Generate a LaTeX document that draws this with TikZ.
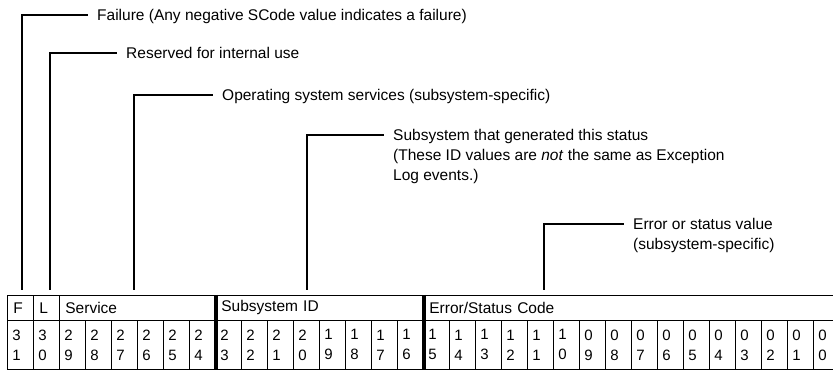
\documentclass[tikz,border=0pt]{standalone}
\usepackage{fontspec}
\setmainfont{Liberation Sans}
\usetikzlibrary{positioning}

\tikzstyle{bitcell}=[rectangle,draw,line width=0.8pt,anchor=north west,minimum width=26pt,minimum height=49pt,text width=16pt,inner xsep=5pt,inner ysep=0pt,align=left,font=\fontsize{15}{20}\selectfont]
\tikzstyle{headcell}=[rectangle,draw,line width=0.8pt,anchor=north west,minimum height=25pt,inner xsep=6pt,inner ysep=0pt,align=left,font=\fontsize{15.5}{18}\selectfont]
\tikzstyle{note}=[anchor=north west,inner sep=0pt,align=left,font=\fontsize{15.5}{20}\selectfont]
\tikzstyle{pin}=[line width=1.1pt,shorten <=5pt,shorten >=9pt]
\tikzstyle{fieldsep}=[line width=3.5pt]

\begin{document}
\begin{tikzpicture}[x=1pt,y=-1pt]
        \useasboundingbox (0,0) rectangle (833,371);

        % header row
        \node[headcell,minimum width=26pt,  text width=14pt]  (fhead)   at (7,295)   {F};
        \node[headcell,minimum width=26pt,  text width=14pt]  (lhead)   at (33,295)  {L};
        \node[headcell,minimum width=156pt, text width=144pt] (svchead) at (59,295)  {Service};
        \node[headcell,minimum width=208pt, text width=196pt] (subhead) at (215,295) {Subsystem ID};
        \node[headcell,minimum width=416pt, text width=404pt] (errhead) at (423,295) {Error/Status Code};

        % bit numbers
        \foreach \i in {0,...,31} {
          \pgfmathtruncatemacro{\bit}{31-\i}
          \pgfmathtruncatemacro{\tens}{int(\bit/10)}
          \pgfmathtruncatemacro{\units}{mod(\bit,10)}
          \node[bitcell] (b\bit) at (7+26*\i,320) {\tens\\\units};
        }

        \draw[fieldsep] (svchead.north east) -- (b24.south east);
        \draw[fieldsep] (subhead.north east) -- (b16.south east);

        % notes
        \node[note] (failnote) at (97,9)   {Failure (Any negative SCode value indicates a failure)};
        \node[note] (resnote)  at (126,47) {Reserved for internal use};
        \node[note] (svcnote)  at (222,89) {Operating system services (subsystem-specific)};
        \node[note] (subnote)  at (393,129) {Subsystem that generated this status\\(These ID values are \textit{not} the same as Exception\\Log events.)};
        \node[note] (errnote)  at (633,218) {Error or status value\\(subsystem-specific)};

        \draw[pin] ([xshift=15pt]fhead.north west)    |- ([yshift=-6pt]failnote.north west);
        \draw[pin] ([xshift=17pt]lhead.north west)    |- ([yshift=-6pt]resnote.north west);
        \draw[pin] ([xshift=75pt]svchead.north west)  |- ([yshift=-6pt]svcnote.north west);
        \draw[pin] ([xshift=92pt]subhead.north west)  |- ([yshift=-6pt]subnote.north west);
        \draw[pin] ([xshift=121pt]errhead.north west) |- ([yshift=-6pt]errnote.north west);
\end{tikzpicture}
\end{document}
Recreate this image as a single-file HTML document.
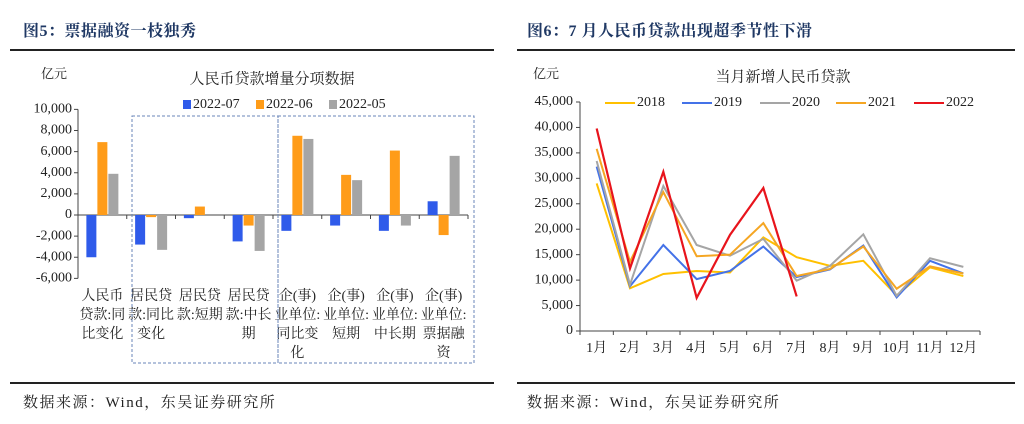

## Written instruction:
Restate the full listing verbatim and drop every picture.

## Problem solution:
Generate a LaTeX document that draws this with TikZ.
\documentclass[tikz,border=0pt]{standalone}
\usepackage{fontspec}
\setmainfont{Liberation Sans}
\usetikzlibrary{positioning}

\tikzstyle{bitcell}=[rectangle,draw,line width=0.8pt,anchor=north west,minimum width=26pt,minimum height=49pt,text width=16pt,inner xsep=5pt,inner ysep=0pt,align=left,font=\fontsize{15}{20}\selectfont]
\tikzstyle{headcell}=[rectangle,draw,line width=0.8pt,anchor=north west,minimum height=25pt,inner xsep=6pt,inner ysep=0pt,align=left,font=\fontsize{15.5}{18}\selectfont]
\tikzstyle{note}=[anchor=north west,inner sep=0pt,align=left,font=\fontsize{15.5}{20}\selectfont]
\tikzstyle{pin}=[line width=1.1pt,shorten <=5pt,shorten >=9pt]
\tikzstyle{fieldsep}=[line width=3.5pt]

\begin{document}
\begin{tikzpicture}[x=1pt,y=-1pt]
        \useasboundingbox (0,0) rectangle (833,371);

        % header row
        \node[headcell,minimum width=26pt,  text width=14pt]  (fhead)   at (7,295)   {F};
        \node[headcell,minimum width=26pt,  text width=14pt]  (lhead)   at (33,295)  {L};
        \node[headcell,minimum width=156pt, text width=144pt] (svchead) at (59,295)  {Service};
        \node[headcell,minimum width=208pt, text width=196pt] (subhead) at (215,295) {Subsystem ID};
        \node[headcell,minimum width=416pt, text width=404pt] (errhead) at (423,295) {Error/Status Code};

        % bit numbers
        \foreach \i in {0,...,31} {
          \pgfmathtruncatemacro{\bit}{31-\i}
          \pgfmathtruncatemacro{\tens}{int(\bit/10)}
          \pgfmathtruncatemacro{\units}{mod(\bit,10)}
          \node[bitcell] (b\bit) at (7+26*\i,320) {\tens\\\units};
        }

        \draw[fieldsep] (svchead.north east) -- (b24.south east);
        \draw[fieldsep] (subhead.north east) -- (b16.south east);

        % notes
        \node[note] (failnote) at (97,9)   {Failure (Any negative SCode value indicates a failure)};
        \node[note] (resnote)  at (126,47) {Reserved for internal use};
        \node[note] (svcnote)  at (222,89) {Operating system services (subsystem-specific)};
        \node[note] (subnote)  at (393,129) {Subsystem that generated this status\\(These ID values are \textit{not} the same as Exception\\Log events.)};
        \node[note] (errnote)  at (633,218) {Error or status value\\(subsystem-specific)};

        \draw[pin] ([xshift=15pt]fhead.north west)    |- ([yshift=-6pt]failnote.north west);
        \draw[pin] ([xshift=17pt]lhead.north west)    |- ([yshift=-6pt]resnote.north west);
        \draw[pin] ([xshift=75pt]svchead.north west)  |- ([yshift=-6pt]svcnote.north west);
        \draw[pin] ([xshift=92pt]subhead.north west)  |- ([yshift=-6pt]subnote.north west);
        \draw[pin] ([xshift=121pt]errhead.north west) |- ([yshift=-6pt]errnote.north west);
\end{tikzpicture}
\end{document}
Recreate this image as a single-file HTML document.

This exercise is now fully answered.